L’Espagne se veut pionnière en égalité des sexes. Mais après 45 ans de dictature conservatrice, elle porte encore les stigmates d’une tradition de genres enracinée. En 2025, dans un pays où le féminisme côtoie de plus en plus de masculinisme, où en sont les hommes ?
Photo de couverture : Clémentine Laurent
« J’ai grandi dans les années 1990. L’image que j’ai des hommes, ce sont typiquement des hommes durs, sûrs d’eux, très masculins, qui ont du mal à exprimer leurs sentiments parce que c’est considéré comme un signe de faiblesse », raconte Jordi, Barcelonais de 33 ans, né et élevé dans la cité comtale. Comme lui, beaucoup d’hommes espagnols peinent à concilier l’éducation qu’ils ont reçue – prônant les valeurs du « vrai homme » – avec une société qui les pousse à se déconstruire.
Selon la dernière étude de la FAD (fondation pour la santé des jeunes) auprès des Espagnols d’entre 15 et 29 ans, 6 jeunes sur 10 disent avoir reçu une éducation traditionnelle en ce qui concerne les genres. On leur a inculqué qu’un « vrai homme » est dur, fort, responsable, travailleur, insensible et séducteur. Il domine la femme. Mais l’étude est formelle, plus un jeune homme est loin des clichés de la masculinité, plus il est féministe.
Un résultat qui reflète l’engagement de l’Espagne en matière d’éducation au genre. En 2022, le gouvernement annonçait par exemple son troisième plan stratégique pour l’égalité femme-homme, expliquant investir 21 millions d’euros dans ce programme visant à « faire du féminisme une affaire d’État ».

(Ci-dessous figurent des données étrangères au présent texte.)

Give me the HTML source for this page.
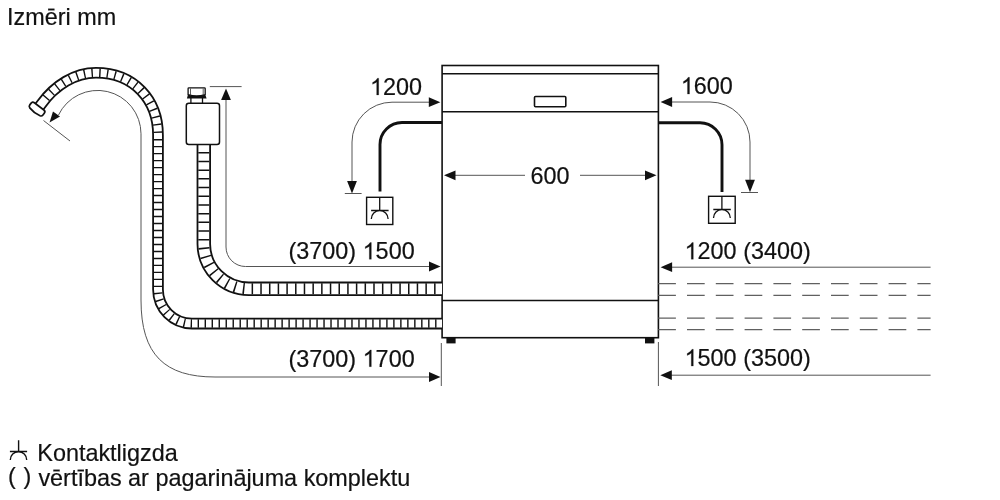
<!DOCTYPE html>
<html><head><meta charset="utf-8">
<style>
html,body{margin:0;padding:0;background:#fff;width:1000px;height:500px;overflow:hidden}
svg{display:block;will-change:transform}
text{font-family:"Liberation Sans",sans-serif;font-size:23.4px;fill:#111;stroke:#111;stroke-width:0.2}
.one{fill:#111;stroke:#111;stroke-width:17.4}
.b{fill:none;stroke:#111;stroke-width:1.6}
.t{fill:none;stroke:#555;stroke-width:1}
.ah{fill:#111;stroke:none}
</style></head><body>
<svg width="1000" height="500" viewBox="0 0 1000 500">
<text x="7.1" y="25.2">Izmēri mm</text>

<!-- dishwasher -->
<rect class="b" x="442.1" y="65.5" width="216.3" height="272.2"/>
<line class="b" x1="442" y1="73.7" x2="659" y2="73.7"/>
<line class="b" x1="442" y1="111.7" x2="658" y2="111.7"/>
<line class="b" x1="442" y1="300.5" x2="658" y2="300.5"/>
<rect class="b" x="534.5" y="96.5" width="31.3" height="10.2" rx="1" style="stroke-width:1.6"/>
<rect x="446.4" y="338" width="9.2" height="5.4" fill="#111"/>
<rect x="645" y="338" width="9.4" height="5.4" fill="#111"/>

<!-- extension lines -->
<line class="t" x1="441.3" y1="343" x2="441.3" y2="386"/>
<line class="t" x1="658.4" y1="342" x2="658.4" y2="386"/>

<!-- 600 -->
<line class="t" x1="452" y1="175.3" x2="525" y2="175.3"/>
<line class="t" x1="580" y1="175.3" x2="648" y2="175.3"/>
<path class="ah" d="M444.00 175.30 L455.50 170.40 L455.50 180.20 Z"/>
<path class="ah" d="M656.50 175.30 L645.00 170.40 L645.00 180.20 Z"/>
<text x="530.50" y="184.00">600</text>

<!-- left top dimension 1200 -->
<text x="370.00" y="95.00"> 200</text><path class="one" transform="translate(370.00,95.00) scale(0.011426,-0.011426)" d="M763 0H583V1147Q518 1085 413 1023Q308 961 224 930V1104Q375 1175 488 1276Q601 1377 648 1472H763Z"/>
<path class="t" d="M352 183 L352 142 A40 40 0 0 1 392 102.2 L430 102.2"/>
<path class="ah" d="M440.30 102.20 L428.80 97.30 L428.80 107.10 Z"/>
<path class="ah" d="M352.00 193.50 L347.10 181.00 L356.90 181.00 Z"/>
<line class="t" x1="344.8" y1="193.5" x2="361.6" y2="193.5"/>
<path class="b" style="stroke-width:2.9" d="M380 191.5 L380 144.5 A22 22 0 0 1 402 122.5 L442 122.5"/>
<rect class="b" x="366.6" y="197.3" width="26.2" height="27.2" style="stroke-width:1.4"/>
<path class="b" style="stroke-width:1.3" d="M379.7 197.5 L379.7 210.5 M371.1 210.5 L388.6 210.5 M371.3 219 A8.4 8.4 0 0 1 388.1 219"/>

<!-- right top dimension 1600 -->
<text x="680.80" y="94.10"> 600</text><path class="one" transform="translate(680.80,94.10) scale(0.011426,-0.011426)" d="M763 0H583V1147Q518 1085 413 1023Q308 961 224 930V1104Q375 1175 488 1276Q601 1377 648 1472H763Z"/>
<path class="t" d="M672 102 L710 102 A40 40 0 0 1 750 142 L750 183"/>
<path class="ah" d="M660.60 102.00 L672.10 97.10 L672.10 106.90 Z"/>
<path class="ah" d="M750.00 192.30 L745.10 179.80 L754.90 179.80 Z"/>
<line class="t" x1="741" y1="192.5" x2="758" y2="192.5"/>
<path class="b" style="stroke-width:2.9" d="M658 122.8 L700 122.8 A22 22 0 0 1 722 144.8 L722 192"/>
<rect class="b" x="708.6" y="196.3" width="26.6" height="27" style="stroke-width:1.4"/>
<path class="b" style="stroke-width:1.3" d="M721.9 196.5 L721.9 209.5 M713.3 209.5 L730.8 209.5 M713.5 218 A8.4 8.4 0 0 1 730.3 218"/>

<!-- right long dims -->
<text x="684.60" y="259.30"> 200 (3400)</text><path class="one" transform="translate(684.60,259.30) scale(0.011426,-0.011426)" d="M763 0H583V1147Q518 1085 413 1023Q308 961 224 930V1104Q375 1175 488 1276Q601 1377 648 1472H763Z"/>
<line class="t" x1="671" y1="267.2" x2="930.6" y2="267.2"/>
<path class="ah" d="M660.60 267.20 L672.10 262.30 L672.10 272.10 Z"/>
<g class="t" style="stroke-dasharray:17.7 11.1;stroke:#606060;stroke-width:1.25">
<line x1="658.2" y1="283.5" x2="930.6" y2="283.5"/>
<line x1="658.2" y1="295.3" x2="930.6" y2="295.3"/>
<line x1="658.2" y1="318.2" x2="930.6" y2="318.2"/>
<line x1="658.2" y1="329.5" x2="930.6" y2="329.5"/>
</g>
<text x="684.60" y="366.10"> 500 (3500)</text><path class="one" transform="translate(684.60,366.10) scale(0.011426,-0.011426)" d="M763 0H583V1147Q518 1085 413 1023Q308 961 224 930V1104Q375 1175 488 1276Q601 1377 648 1472H763Z"/>
<line class="t" x1="671" y1="375.2" x2="930.6" y2="375.2"/>
<path class="ah" d="M660.30 375.20 L671.80 370.30 L671.80 380.10 Z"/>

<!-- left long dims -->
<text x="288.50" y="259.30">(3700)  500</text><path class="one" transform="translate(362.64,259.30) scale(0.011426,-0.011426)" d="M763 0H583V1147Q518 1085 413 1023Q308 961 224 930V1104Q375 1175 488 1276Q601 1377 648 1472H763Z"/>
<path class="t" d="M226 98 L226 247 A19.5 19.5 0 0 0 245.5 266.5 L430 266.5"/>
<path class="ah" d="M226.00 88.40 L221.10 99.90 L230.90 99.90 Z"/>
<line class="t" x1="209.8" y1="86.6" x2="241.6" y2="86.6"/>
<path class="ah" d="M440.50 266.50 L429.00 261.60 L429.00 271.40 Z"/>

<text x="288.50" y="366.70">(3700)  700</text><path class="one" transform="translate(362.64,366.70) scale(0.011426,-0.011426)" d="M763 0H583V1147Q518 1085 413 1023Q308 961 224 930V1104Q375 1175 488 1276Q601 1377 648 1472H763Z"/>
<path class="t" d="M58.5 115 A43.4 43.4 0 0 1 141 133.8 L141 300 C 141 355, 165 377, 215 377 L430 377"/>
<path class="ah" d="M49.5 122.5 L53 111.5 L60 116.5 Z"/>
<line class="t" x1="43.5" y1="120.5" x2="70" y2="141"/>
<path class="ah" d="M440.50 377.00 L429.00 372.10 L429.00 381.90 Z"/>

<!-- upper hose -->
<g fill="none">
<path stroke="#111" stroke-width="14.4" d="M203.8 144 L203.8 244 A45 45 0 0 0 248.8 288.8 L442 288.8"/>
<path stroke="#fff" stroke-width="10.8" d="M203.8 144 L203.8 244 A45 45 0 0 0 248.8 288.8 L442 288.8"/>
<path stroke="#111" stroke-width="11" stroke-dasharray="0 8.05 1.5 7.19 1.5 7.19 1.5 7.19 1.5 7.19 1.5 7.19 1.5 7.19 1.5 7.19 1.5 7.19 1.5 7.19 1.5 7.19 1.5 7.19 1.5 7.19 1.5 7.19 1.5 7.19 1.5 7.19 1.5 7.19 1.5 7.19 1.5 7.19 1.5 7.19 1.5 7.19 1.5 7.19 1.5 7.19 1.5 7.19 1.5 7.19 1.5 7.19 1.5 7.19 1.5 7.19 1.5 7.19 1.5 7.19 1.5 7.19 1.5 7.19 1.5 7.19 1.5 7.19 1.5 7.19 1.5 7.19 1.5 7.19 1.5 7.19 1.5 7.19 1.5 7.19 1.5 7.19 1.5 7.19 1.5 7.19" d="M203.8 144 L203.8 244 A45 45 0 0 0 248.8 288.8 L442 288.8"/>
</g>
<!-- connector -->
<rect x="186.3" y="103.3" width="33.2" height="41.1" rx="2.5" fill="#fff" stroke="#111" stroke-width="1.5"/>
<path d="M190.9 98 L190.9 103.3 M202.5 98 L202.5 103.3" stroke="#111" stroke-width="1.3"/>
<path d="M188 94.4 Q196.6 97.6 205.2 94.4 L206.6 98.6 L186.9 98.6 Z" fill="#111"/>
<path d="M188.1 94.6 L188.1 88.6 Q188.1 87.8 188.9 87.8 L204.4 87.8 Q205.2 87.8 205.2 88.6 L205.2 94.6 Q196.6 97.4 188.1 94.6 Z" fill="#fff" stroke="#111" stroke-width="1.3"/>
<path d="M190.5 88.5 L190.5 95.2 M203.2 88.5 L203.2 95.2" stroke="#333" stroke-width="0.8"/>

<!-- long hose -->
<g fill="none">
<path id="lh" stroke="#111" stroke-width="11.6" d="M39.5 106.5 L41 104.5 C 55 85, 75 72.8, 96 72.8 C 134 72.8, 158 100, 158 135 L158 289.6 A34 34 0 0 0 192 323.6 L442 323.6"/>
<path stroke="#fff" stroke-width="8" d="M39.5 106.5 L41 104.5 C 55 85, 75 72.8, 96 72.8 C 134 72.8, 158 100, 158 135 L158 289.6 A34 34 0 0 0 192 323.6 L442 323.6"/>
<path stroke="#111" stroke-width="8.5" stroke-dasharray="0 10.3 1.4 6.25 1.4 6.25 1.4 6.25 1.4 6.25 1.4 6.25 1.4 6.25 1.4 6.25 1.4 6.25 1.4 6.25 1.4 6.25 1.4 6.25 1.4 6.25 1.4 6.25 1.4 6.25 1.4 6.25 1.4 6.25 1.4 6.25 1.4 6.25 1.4 6.25 1.4 6.25 1.4 6.25 1.4 6.25 1.4 6.25 1.4 6.25" d="M39.5 106.5 L41 104.5 C 55 85, 75 72.8, 96 72.8 C 134 72.8, 158 100, 158 135"/>
<path stroke="#111" stroke-width="8.5" stroke-dasharray="0 3.98 1.4 5.585 1.4 5.585 1.4 5.585 1.4 5.585 1.4 5.585 1.4 5.585 1.4 5.585 1.4 5.585 1.4 5.585 1.4 5.585 1.4 5.585 1.4 5.585 1.4 5.585 1.4 5.585 1.4 5.585 1.4 5.585 1.4 5.585 1.4 5.585 1.4 5.585 1.4 5.585 1.4 5.585 1.4 5.585 1.4 5.585 1.4 5.585 1.4 5.585 1.4 5.585 1.4 5.585 1.4 5.585 1.4 5.585 1.4 5.585 1.4 5.585 1.4 5.585 1.4 5.585 1.4 5.585 1.4 5.585 1.4 5.585 1.4 5.585 1.4 5.585 1.4 5.585 1.4 5.585 1.4 5.585 1.4 5.585 1.4 5.585 1.4 5.585 1.4 5.585 1.4 5.585 1.4 5.585 1.4 5.585 1.4 5.585 1.4 5.585 1.4 5.585 1.4 5.585 1.4 5.585 1.4 5.585 1.4 5.585 1.4 5.585 1.4 5.585 1.4 5.585 1.4 5.585 1.4 5.585 1.4 5.585 1.4 5.585 1.4 5.585 1.4 5.585 1.4 5.585 1.4 5.585 1.4 5.585 1.4 5.585 1.4 5.585 1.4 5.585" d="M158 135 L158 289.6 A34 34 0 0 0 192 323.6 L442 323.6"/>
</g>
<g transform="translate(37.1,109) rotate(37.6)"><path d="M-6 -3.3 L6 -3.3 Q8.3 -3.3 8.3 -1 L8.3 1.2 Q8.3 3 6.5 3.6 Q0 5.2 -6.5 3.6 Q-8.3 3 -8.3 1.2 L-8.3 -1 Q-8.3 -3.3 -6 -3.3 Z" fill="#fff" stroke="#111" stroke-width="1.7"/></g>

<!-- legend -->
<path class="b" style="stroke-width:1.4" d="M18.6 440.2 L18.6 451.5 M9.9 451.5 L27.1 451.5 M10.3 459.9 A8.2 8.2 0 0 1 26.7 459.9"/>
<text x="37.3" y="461.1">Kontaktligzda</text>
<text x="8.1" y="484.3">(</text><text x="23.5" y="484.3">)</text><text x="38.4" y="486.3">vērtības ar pagarinājuma komplektu</text>
</svg>
</body></html>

Et ça fonctionne. 3 jeunes sur 4 perçoivent les violences de genre comme un problème social majeur, rapporte l’étude.
Photo : Equinox
Mais cette avancée heurte certains groupes masculins : 39% des hommes qui s’identifie aux clichés masculins pensent que le féminisme leur veut du mal. « Peut-être que certains ne sont pas prêts à entendre que l’égalité est une chose indiscutable », tente d’explique Jordi, notre avocat barcelonais.
Extrême-droite et masculinisme
Ce rejet du féminisme ne reste pas marginal. Il se structure, notamment au sein de l’extrême-droite, où la défense d’une masculinité « traditionnelle » se mêle souvent aux discours nationalistes et religieux. En Espagne, c’est ce qu’il se passe avec le collectif néo-fasciste Facta, qui s’est réuni en novembre dernier à Madrid pour parler masculinité.
Durant cette réunion, les membres ont évoqué José Antonio Primo de Rivera, rien de moins que le fondateur de la Phalange (parti politique fasciste qui mènera au franquisme), comme exemple d’un « vrai homme ». Les chiffres confirment cette liaison entre partis de droite et vision machiste de la société. L’étude montre qu’il y a un profil très identifié, qui se positionne à droite de l’échiquier politique et se considère très religieux. À l’inverse, les hommes avec des croyances diamétralement opposées sont loin de ces clichés.
Jordi nous confirme, lui aussi, le rôle du franquisme dans l’évolution idéologique de l’Espagne : « peut-être qu’on n’est pas le pays le plus progressiste du monde car on a eu 45 ans de dictature pendant lesquelles la femme était assujettie à l’homme. Depuis la démocratie, on a beaucoup lutté pour l’égalité mais il y a encore du chemin à faire, c’est sûr ».
Un chemin déjà bien tracé car l’Espagne se transforme indubitablement, que ce soit dans la sphère privée ou publique. En témoignent par exemple des séries modernes comme « Machos Alfa » sur Netflix. Dans cette fiction, quatre hommes dans la quarantaine font face à une société qui évolue trop vite pour eux.
Au Pays basque, ce n’est pas à la télévision mais dans la vraie vie que le changement opère, avec des « cours de formation sur l’égalité des sexes pour les hommes exerçant une fonction publique ». Un pari sur l’avenir : déconstruire la masculinité dès la sphère publique pour que, demain, ces résistances ne soient plus qu’un vestige du passé.